Dear Ulf,
Thank you for your detailed response. You are of course correct
regarding the relaxation time. I was a bit sloppy in my
language/thinking. I meant to make a different argument, which I'll
explain below.
The reason I thought that getting rid of inertia might speed up things
is that it would allow for a larger time step because it doesn't have to
resolve transients like Verlet integration does. Consider, for example,
a particle starting at some speed v0, subject only to drag, which will
of course eventually stop (steady state). For Verlet integration to be
stable, it needs to resolve this transient; quantitatively, if the
friction force is gamma * m* v (depending on the version of Espresso,
the factor of m may or may not be there), we have gamma * v = delta v /
delta t, which implies a stability condition gamma * delta t << 1 (~
0.1 ).
I don't care about these transients, as they are extremely short-lived
in truly overdamped systems.

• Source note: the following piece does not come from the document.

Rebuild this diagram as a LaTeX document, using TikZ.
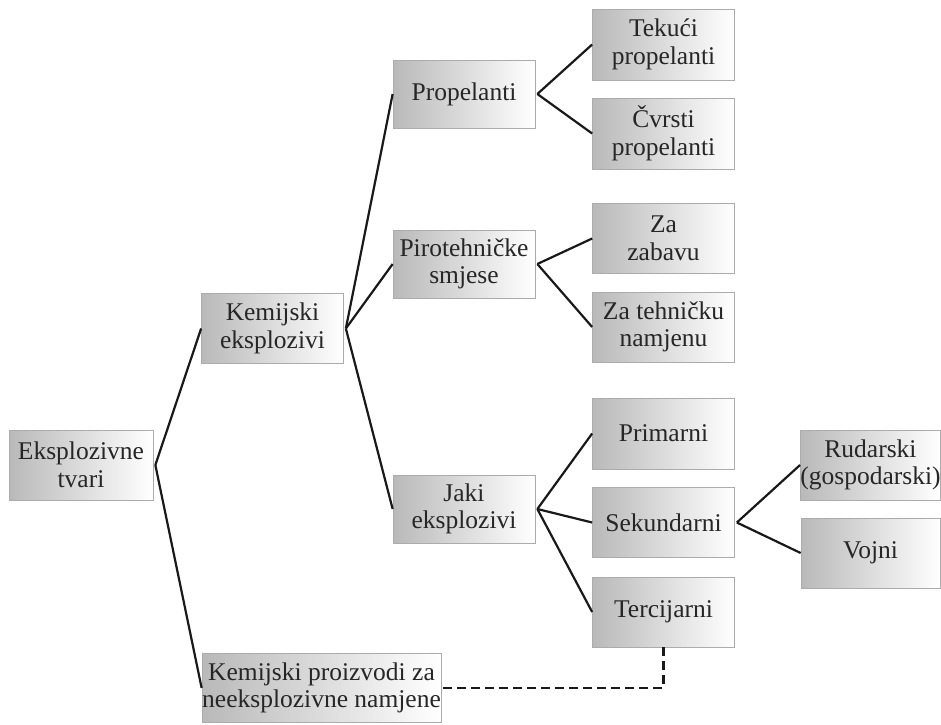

So, if my reasoning is correct, the pitfall
of Verlet integration is that it forces you to resolve these really
short timescales, leading to long run times when dealing with heavily
damped systems. In contrast, if you remove inertia and just get the
velocity from the force it seems like you should be able to make the
time step larger. Whereas with Verlet integration your step size would
be, delta t ~ 0.1*tau_transient, now you can potentially have delta t ~
tau_transient or larger.
That's the argument I had in mind. I've implemented my own code for one
of the simpler problems I'm working on (that doesn't take that long to
run with Espresso) and it's doesn't seem like I get a significant
speedup. Perhaps because there are still stability conditions (such as
delta x has to be small so that forces don't change significantly) which
limit how much I can increase the time step. So, overall, I suspect you
are right that I should not expect a significant speedup.